Cisco today goes some way towards making good on its promise to open
up IOS, at least as far as the version running on its ISR
(integrated services router) is concerned. The router will also be able
to run third-party applications created using a Cisco SDK, the first
step in Cisco's attempt to replace servers with network infrastructure
devices. While IOS still isn't as open as Windows (let alone Linux, on
which it's based), it will allow customers to port their apps to the
ISR, reducing the need for branch office servers without backhauling
traffic to a data center.
Though Cisco has been the most vocal about its plans to move
into server territory, it isn't the first company to ship a platform
for running applications on a router. That honor went to 3com, whose OSN
(open service network) first shipped about a year ago, and since then
Riverbed has launched a similar initiative with WAN optimizers.
Architecturally, Cisco's product looks very similar to 3com's: Both
involve branch office routers, and neither place applications directly
on the router. Instead, apps run on a separate add-on module that's
essentially a (very) scaled-down blade server. Requiring a separate
module increases costs compared to the software-only approach of
competitor Riverbed, but it helps isolate apps from the routing
infrastructure while augmenting the router with the processor, memory
and hard drive necessary to run x86 code.
While 3com gets by with a single OSN module, Cisco has two separate
products thanks to the different expansion slots used by different ISR
models. Modules are available for the mid-to-high-end 1841, 2800 and
3800 ISRs, with memory capacities ranging from 256 MB to 2 GB. This
isn't much by server standards (or by any standards), but it's similar
to 3com's 1GB. Both are aimed very much at running services used by a
small workgroup at a branch office, not to virtualize entire datacenters.
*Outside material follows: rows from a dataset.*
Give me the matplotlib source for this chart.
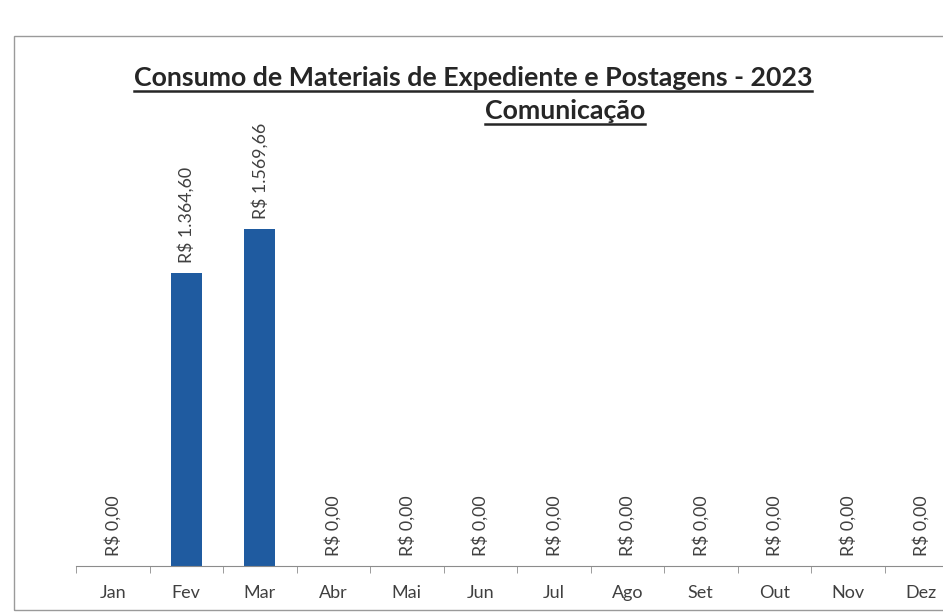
import matplotlib
matplotlib.use("Agg")
import matplotlib.pyplot as plt
from matplotlib.lines import Line2D
from matplotlib.patches import Rectangle

meses = ["Jan", "Fev", "Mar", "Abr", "Mai", "Jun", "Jul", "Ago", "Set", "Out", "Nov", "Dez"]
valores = [0.00, 1364.60, 1569.66, 0.00, 0.00, 0.00, 0.00, 0.00, 0.00, 0.00, 0.00, 0.00]
rotulos = ["R$ 0,00", "R$ 1.364,60", "R$ 1.569,66", "R$ 0,00", "R$ 0,00", "R$ 0,00",
           "R$ 0,00", "R$ 0,00", "R$ 0,00", "R$ 0,00", "R$ 0,00", "R$ 0,00"]

plt.rcParams['font.family'] = ['Lato', 'DejaVu Sans']
texto = '#404040'

fig = plt.figure(figsize=(9.43, 6.16), dpi=100)
W, H = 943, 616

# moldura do grafico (scan)
fig.patches.append(Rectangle((14 / W, 6 / H), 1.2, 574 / H, transform=fig.transFigure,
                             fill=False, edgecolor='#9a9a9a', linewidth=1.0))

ax = fig.add_axes([76 / W, (H - 566) / H, 882 / W, (566 - 93) / H])
x = range(len(meses))
ax.bar(x, valores, width=0.42, color='#1f5ba0')
ax.set_xlim(-0.5, len(meses) - 0.5)
ax.set_ylim(0, 2200)

for xi, v, r in zip(x, valores, rotulos):
    ax.annotate(r, (xi, v), xytext=(0, 7), textcoords='offset points',
                rotation=90, ha='center', va='bottom', fontsize=12.8, color=texto)

for s in ['top', 'right', 'left']:
    ax.spines[s].set_visible(False)
ax.spines['bottom'].set_color('#8c8c8c')
ax.set_yticks([])
ax.set_xticks(x)
ax.set_xticklabels(meses, fontsize=13, color=texto)
ax.tick_params(axis='x', length=0, pad=14)
ax.set_xticks([i - 0.5 for i in range(len(meses) + 1)], minor=True)
ax.tick_params(axis='x', which='minor', length=5, color='#8c8c8c')

t1 = fig.text(473 / W, 1 - 78 / H, "Consumo de Materiais de Expediente e Postagens - 2023",
              ha='center', va='center', fontsize=19.3, fontweight='bold', color='#262626')
t2 = fig.text(565 / W, 1 - 111 / H, "Comunicação",
              ha='center', va='center', fontsize=19.3, fontweight='bold', color='#262626')

# sublinhado dos titulos
fig.canvas.draw()
r = fig.canvas.get_renderer()
for t in (t1, t2):
    bb = t.get_window_extent(r).transformed(fig.transFigure.inverted())
    y = bb.y0 - 1 / H
    fig.lines.append(Line2D([bb.x0, bb.x1], [y, y], transform=fig.transFigure,
                            color='#262626', linewidth=1.8))

fig.savefig("out.png", dpi=100)
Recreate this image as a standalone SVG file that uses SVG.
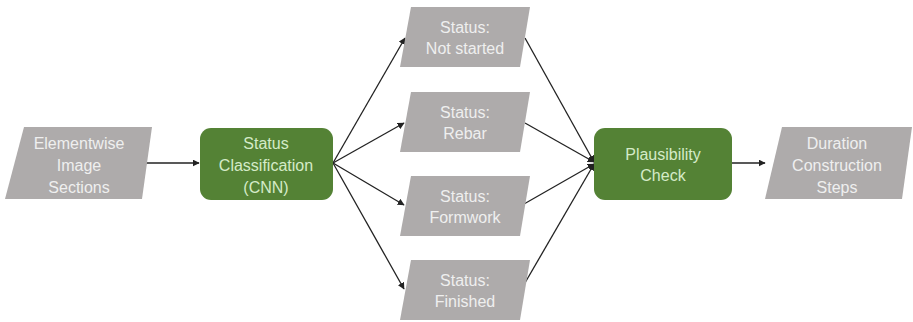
<svg xmlns="http://www.w3.org/2000/svg" width="913" height="322" viewBox="0 0 913 322">
<style>
.io{fill:#AEABAB}
.proc{fill:#548235}
.t{font-family:"Liberation Sans",Arial,sans-serif;font-size:16px;text-anchor:middle}
.ti{fill:#EFEFEF}
.tp{fill:#D5EBC8}
.c{stroke:#222;stroke-width:1.3;fill:none;marker-end:url(#ah)}
</style>
<defs>
<marker id="ah" viewBox="0 0 10 10" refX="9" refY="5" markerWidth="7" markerHeight="7" markerUnits="userSpaceOnUse" orient="auto">
<path d="M0,0 L10,5 L0,10 z" fill="#222"/>
</marker>
</defs>
<rect width="913" height="322" fill="#fff"/>
<g id="connectors">
<line class="c" x1="143" y1="163" x2="199" y2="163"/>
<line class="c" x1="333" y1="163" x2="405" y2="38"/>
<line class="c" x1="333" y1="163" x2="404" y2="123"/>
<line class="c" x1="333" y1="163" x2="404" y2="205"/>
<line class="c" x1="333" y1="163" x2="404" y2="289"/>
<line class="c" x1="525" y1="38" x2="594" y2="162"/>
<line class="c" x1="525" y1="123" x2="594" y2="162"/>
<line class="c" x1="524" y1="204" x2="594" y2="164"/>
<line class="c" x1="522" y1="288" x2="594" y2="164"/>
<line class="c" x1="732" y1="163" x2="765" y2="163"/>
</g>
<g id="n-input">
<polygon class="io" points="24,127 152,127 142,199 5,199"/>
<text class="t ti" x="79" y="149">Elementwise</text>
<text class="t ti" x="79" y="171">Image</text>
<text class="t ti" x="79" y="193">Sections</text>
</g>
<g id="n-classify">
<rect class="proc" x="200" y="128" width="133" height="72" rx="11"/>
<text class="t tp" x="266" y="149">Status</text>
<text class="t tp" x="266" y="171">Classification</text>
<text class="t tp" x="266" y="193">(CNN)</text>
</g>
<g id="n-notstarted">
<polygon class="io" points="411,7 530,7 520,67 400,67"/>
<text class="t ti" x="465" y="33">Status:</text>
<text class="t ti" x="465" y="54">Not started</text>
</g>
<g id="n-rebar">
<polygon class="io" points="411,92 530,92 520,152 400,152"/>
<text class="t ti" x="465" y="118">Status:</text>
<text class="t ti" x="465" y="139">Rebar</text>
</g>
<g id="n-formwork">
<polygon class="io" points="411,176 530,176 520,236 400,236"/>
<text class="t ti" x="465" y="202">Status:</text>
<text class="t ti" x="465" y="223">Formwork</text>
</g>
<g id="n-finished">
<polygon class="io" points="411,260 530,260 520,320 400,320"/>
<text class="t ti" x="465" y="286">Status:</text>
<text class="t ti" x="465" y="307">Finished</text>
</g>
<g id="n-plausibility">
<rect class="proc" x="594" y="128" width="138" height="72" rx="11"/>
<text class="t tp" x="663" y="160">Plausibility</text>
<text class="t tp" x="663" y="181">Check</text>
</g>
<g id="n-output">
<polygon class="io" points="782,127 912,127 902,199 765,199"/>
<text class="t ti" x="837" y="149">Duration</text>
<text class="t ti" x="837" y="171">Construction</text>
<text class="t ti" x="837" y="193">Steps</text>
</g>
</svg>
Cisco's modules run what it describes as the AXP (application extension
platform), a new version of IOS built on a Linux foundation. This is
designed to make porting apps to the module relatively easy, but the
presence of a Cisco proprietary layer means that the OS isn't identical
to any Linux distribution. At minimum, Linux apps need to be recompiled.
For them to usefully access the router's features, they also need to be
rewritten to use its APIs.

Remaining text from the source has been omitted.